:: MATERIAL ::

'''

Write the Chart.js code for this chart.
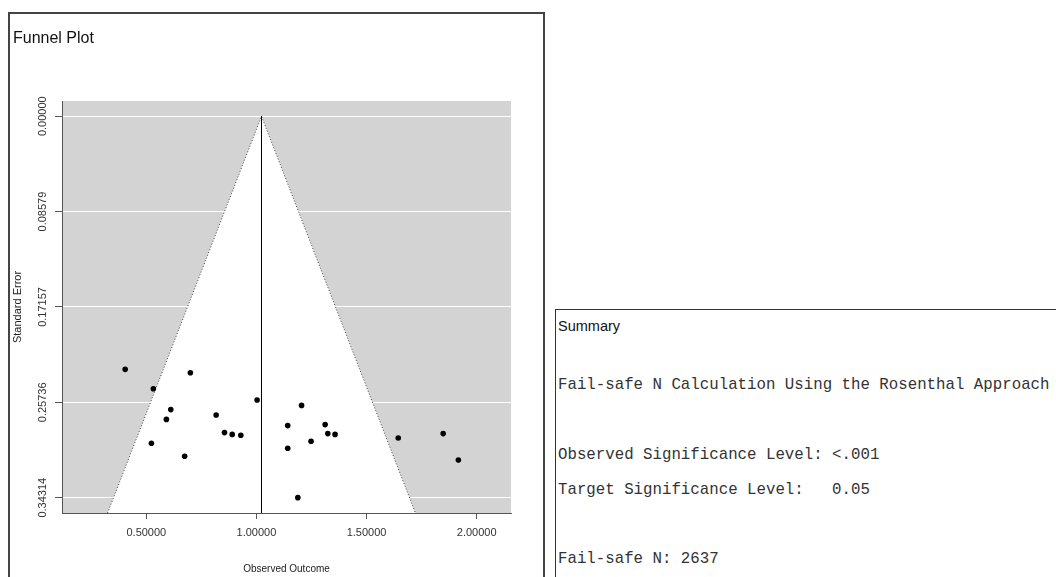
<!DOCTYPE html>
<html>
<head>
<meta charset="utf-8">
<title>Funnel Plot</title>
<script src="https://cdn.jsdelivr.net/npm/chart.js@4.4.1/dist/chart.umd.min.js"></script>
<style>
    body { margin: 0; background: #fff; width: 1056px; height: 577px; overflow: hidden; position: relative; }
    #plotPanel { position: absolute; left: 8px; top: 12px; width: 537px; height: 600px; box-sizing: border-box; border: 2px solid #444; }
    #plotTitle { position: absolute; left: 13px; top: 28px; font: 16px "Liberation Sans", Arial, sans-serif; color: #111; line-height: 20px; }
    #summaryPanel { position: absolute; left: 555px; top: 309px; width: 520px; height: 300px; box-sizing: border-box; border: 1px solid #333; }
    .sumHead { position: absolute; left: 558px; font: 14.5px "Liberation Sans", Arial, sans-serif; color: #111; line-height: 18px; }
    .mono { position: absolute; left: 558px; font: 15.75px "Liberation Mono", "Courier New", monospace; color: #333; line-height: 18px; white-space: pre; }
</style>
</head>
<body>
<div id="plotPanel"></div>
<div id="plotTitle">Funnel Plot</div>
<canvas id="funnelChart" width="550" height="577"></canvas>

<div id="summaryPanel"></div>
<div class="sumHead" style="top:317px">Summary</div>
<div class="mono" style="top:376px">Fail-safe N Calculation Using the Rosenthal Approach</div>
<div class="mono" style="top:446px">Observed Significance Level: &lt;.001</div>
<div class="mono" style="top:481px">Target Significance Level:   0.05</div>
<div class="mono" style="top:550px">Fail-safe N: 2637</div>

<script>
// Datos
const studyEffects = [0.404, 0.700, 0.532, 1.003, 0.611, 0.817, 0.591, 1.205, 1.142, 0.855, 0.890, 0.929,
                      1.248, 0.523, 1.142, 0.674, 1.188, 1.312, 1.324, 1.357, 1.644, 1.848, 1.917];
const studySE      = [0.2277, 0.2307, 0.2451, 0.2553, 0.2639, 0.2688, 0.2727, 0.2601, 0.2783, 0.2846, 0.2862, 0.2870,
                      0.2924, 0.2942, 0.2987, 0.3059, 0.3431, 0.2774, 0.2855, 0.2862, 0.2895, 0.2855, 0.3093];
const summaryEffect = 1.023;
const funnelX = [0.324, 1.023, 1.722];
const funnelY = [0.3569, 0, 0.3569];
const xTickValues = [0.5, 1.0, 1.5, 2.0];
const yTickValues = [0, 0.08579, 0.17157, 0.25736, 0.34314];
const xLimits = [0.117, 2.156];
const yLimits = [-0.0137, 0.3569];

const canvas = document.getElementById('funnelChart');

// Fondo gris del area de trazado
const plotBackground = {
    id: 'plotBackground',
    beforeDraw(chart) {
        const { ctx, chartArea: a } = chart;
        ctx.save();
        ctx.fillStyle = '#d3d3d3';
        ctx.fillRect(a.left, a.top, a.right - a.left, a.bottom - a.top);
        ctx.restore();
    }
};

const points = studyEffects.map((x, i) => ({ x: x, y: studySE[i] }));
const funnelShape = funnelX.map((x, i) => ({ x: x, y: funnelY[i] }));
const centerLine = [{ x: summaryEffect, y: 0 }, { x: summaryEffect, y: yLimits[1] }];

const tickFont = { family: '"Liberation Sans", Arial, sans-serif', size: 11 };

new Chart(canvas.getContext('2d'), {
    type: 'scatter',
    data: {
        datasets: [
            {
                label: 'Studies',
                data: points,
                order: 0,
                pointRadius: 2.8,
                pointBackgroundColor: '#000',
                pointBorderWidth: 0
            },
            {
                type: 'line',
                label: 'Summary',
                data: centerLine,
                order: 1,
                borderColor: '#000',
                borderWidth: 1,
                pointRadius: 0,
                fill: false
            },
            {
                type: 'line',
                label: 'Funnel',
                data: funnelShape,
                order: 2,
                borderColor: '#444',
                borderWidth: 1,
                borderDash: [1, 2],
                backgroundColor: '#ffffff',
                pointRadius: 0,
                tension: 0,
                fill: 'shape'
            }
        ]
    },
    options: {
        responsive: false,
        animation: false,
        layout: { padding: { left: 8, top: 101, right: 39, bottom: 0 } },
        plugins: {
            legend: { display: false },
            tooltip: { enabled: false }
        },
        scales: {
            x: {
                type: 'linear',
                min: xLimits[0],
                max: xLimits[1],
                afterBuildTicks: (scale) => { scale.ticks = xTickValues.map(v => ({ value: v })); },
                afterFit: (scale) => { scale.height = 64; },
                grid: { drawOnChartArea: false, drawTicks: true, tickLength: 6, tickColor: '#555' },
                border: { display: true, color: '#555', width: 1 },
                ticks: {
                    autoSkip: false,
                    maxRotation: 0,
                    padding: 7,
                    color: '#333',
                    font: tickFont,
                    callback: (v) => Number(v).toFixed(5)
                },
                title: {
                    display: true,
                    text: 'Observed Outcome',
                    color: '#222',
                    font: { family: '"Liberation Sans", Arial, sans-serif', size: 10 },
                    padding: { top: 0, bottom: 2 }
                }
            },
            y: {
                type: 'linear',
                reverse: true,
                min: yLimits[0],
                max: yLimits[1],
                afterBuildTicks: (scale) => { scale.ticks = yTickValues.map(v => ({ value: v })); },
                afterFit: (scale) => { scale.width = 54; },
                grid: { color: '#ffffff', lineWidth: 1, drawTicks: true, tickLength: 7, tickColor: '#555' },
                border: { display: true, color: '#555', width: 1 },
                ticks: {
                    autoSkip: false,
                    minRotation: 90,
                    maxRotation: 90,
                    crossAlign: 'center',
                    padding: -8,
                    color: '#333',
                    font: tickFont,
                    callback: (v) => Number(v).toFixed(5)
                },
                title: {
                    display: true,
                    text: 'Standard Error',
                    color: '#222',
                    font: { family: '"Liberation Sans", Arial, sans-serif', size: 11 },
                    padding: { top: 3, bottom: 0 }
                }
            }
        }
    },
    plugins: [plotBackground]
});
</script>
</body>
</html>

'''

:: PROBLEM ::
Exclude the images, then output the data above word for word.

:: OUTPUT BELOW ::
Write the Chart.js code for this chart.
<!DOCTYPE html>
<html>
<head>
<meta charset="utf-8">
<title>Funnel Plot</title>
<script src="https://cdn.jsdelivr.net/npm/chart.js@4.4.1/dist/chart.umd.min.js"></script>
<style>
    body { margin: 0; background: #fff; width: 1056px; height: 577px; overflow: hidden; position: relative; }
    #plotPanel { position: absolute; left: 8px; top: 12px; width: 537px; height: 600px; box-sizing: border-box; border: 2px solid #444; }
    #plotTitle { position: absolute; left: 13px; top: 28px; font: 16px "Liberation Sans", Arial, sans-serif; color: #111; line-height: 20px; }
    #summaryPanel { position: absolute; left: 555px; top: 309px; width: 520px; height: 300px; box-sizing: border-box; border: 1px solid #333; }
    .sumHead { position: absolute; left: 558px; font: 14.5px "Liberation Sans", Arial, sans-serif; color: #111; line-height: 18px; }
    .mono { position: absolute; left: 558px; font: 15.75px "Liberation Mono", "Courier New", monospace; color: #333; line-height: 18px; white-space: pre; }
</style>
</head>
<body>
<div id="plotPanel"></div>
<div id="plotTitle">Funnel Plot</div>
<canvas id="funnelChart" width="550" height="577"></canvas>

<div id="summaryPanel"></div>
<div class="sumHead" style="top:317px">Summary</div>
<div class="mono" style="top:376px">Fail-safe N Calculation Using the Rosenthal Approach</div>
<div class="mono" style="top:446px">Observed Significance Level: &lt;.001</div>
<div class="mono" style="top:481px">Target Significance Level:   0.05</div>
<div class="mono" style="top:550px">Fail-safe N: 2637</div>

<script>
// Datos
const studyEffects = [0.404, 0.700, 0.532, 1.003, 0.611, 0.817, 0.591, 1.205, 1.142, 0.855, 0.890, 0.929,
                      1.248, 0.523, 1.142, 0.674, 1.188, 1.312, 1.324, 1.357, 1.644, 1.848, 1.917];
const studySE      = [0.2277, 0.2307, 0.2451, 0.2553, 0.2639, 0.2688, 0.2727, 0.2601, 0.2783, 0.2846, 0.2862, 0.2870,
                      0.2924, 0.2942, 0.2987, 0.3059, 0.3431, 0.2774, 0.2855, 0.2862, 0.2895, 0.2855, 0.3093];
const summaryEffect = 1.023;
const funnelX = [0.324, 1.023, 1.722];
const funnelY = [0.3569, 0, 0.3569];
const xTickValues = [0.5, 1.0, 1.5, 2.0];
const yTickValues = [0, 0.08579, 0.17157, 0.25736, 0.34314];
const xLimits = [0.117, 2.156];
const yLimits = [-0.0137, 0.3569];

const canvas = document.getElementById('funnelChart');

// Fondo gris del area de trazado
const plotBackground = {
    id: 'plotBackground',
    beforeDraw(chart) {
        const { ctx, chartArea: a } = chart;
        ctx.save();
        ctx.fillStyle = '#d3d3d3';
        ctx.fillRect(a.left, a.top, a.right - a.left, a.bottom - a.top);
        ctx.restore();
    }
};

const points = studyEffects.map((x, i) => ({ x: x, y: studySE[i] }));
const funnelShape = funnelX.map((x, i) => ({ x: x, y: funnelY[i] }));
const centerLine = [{ x: summaryEffect, y: 0 }, { x: summaryEffect, y: yLimits[1] }];

const tickFont = { family: '"Liberation Sans", Arial, sans-serif', size: 11 };

new Chart(canvas.getContext('2d'), {
    type: 'scatter',
    data: {
        datasets: [
            {
                label: 'Studies',
                data: points,
                order: 0,
                pointRadius: 2.8,
                pointBackgroundColor: '#000',
                pointBorderWidth: 0
            },
            {
                type: 'line',
                label: 'Summary',
                data: centerLine,
                order: 1,
                borderColor: '#000',
                borderWidth: 1,
                pointRadius: 0,
                fill: false
            },
            {
                type: 'line',
                label: 'Funnel',
                data: funnelShape,
                order: 2,
                borderColor: '#444',
                borderWidth: 1,
                borderDash: [1, 2],
                backgroundColor: '#ffffff',
                pointRadius: 0,
                tension: 0,
                fill: 'shape'
            }
        ]
    },
    options: {
        responsive: false,
        animation: false,
        layout: { padding: { left: 8, top: 101, right: 39, bottom: 0 } },
        plugins: {
            legend: { display: false },
            tooltip: { enabled: false }
        },
        scales: {
            x: {
                type: 'linear',
                min: xLimits[0],
                max: xLimits[1],
                afterBuildTicks: (scale) => { scale.ticks = xTickValues.map(v => ({ value: v })); },
                afterFit: (scale) => { scale.height = 64; },
                grid: { drawOnChartArea: false, drawTicks: true, tickLength: 6, tickColor: '#555' },
                border: { display: true, color: '#555', width: 1 },
                ticks: {
                    autoSkip: false,
                    maxRotation: 0,
                    padding: 7,
                    color: '#333',
                    font: tickFont,
                    callback: (v) => Number(v).toFixed(5)
                },
                title: {
                    display: true,
                    text: 'Observed Outcome',
                    color: '#222',
                    font: { family: '"Liberation Sans", Arial, sans-serif', size: 10 },
                    padding: { top: 0, bottom: 2 }
                }
            },
            y: {
                type: 'linear',
                reverse: true,
                min: yLimits[0],
                max: yLimits[1],
                afterBuildTicks: (scale) => { scale.ticks = yTickValues.map(v => ({ value: v })); },
                afterFit: (scale) => { scale.width = 54; },
                grid: { color: '#ffffff', lineWidth: 1, drawTicks: true, tickLength: 7, tickColor: '#555' },
                border: { display: true, color: '#555', width: 1 },
                ticks: {
                    autoSkip: false,
                    minRotation: 90,
                    maxRotation: 90,
                    crossAlign: 'center',
                    padding: -8,
                    color: '#333',
                    font: tickFont,
                    callback: (v) => Number(v).toFixed(5)
                },
                title: {
                    display: true,
                    text: 'Standard Error',
                    color: '#222',
                    font: { family: '"Liberation Sans", Arial, sans-serif', size: 11 },
                    padding: { top: 3, bottom: 0 }
                }
            }
        }
    },
    plugins: [plotBackground]
});
</script>
</body>
</html>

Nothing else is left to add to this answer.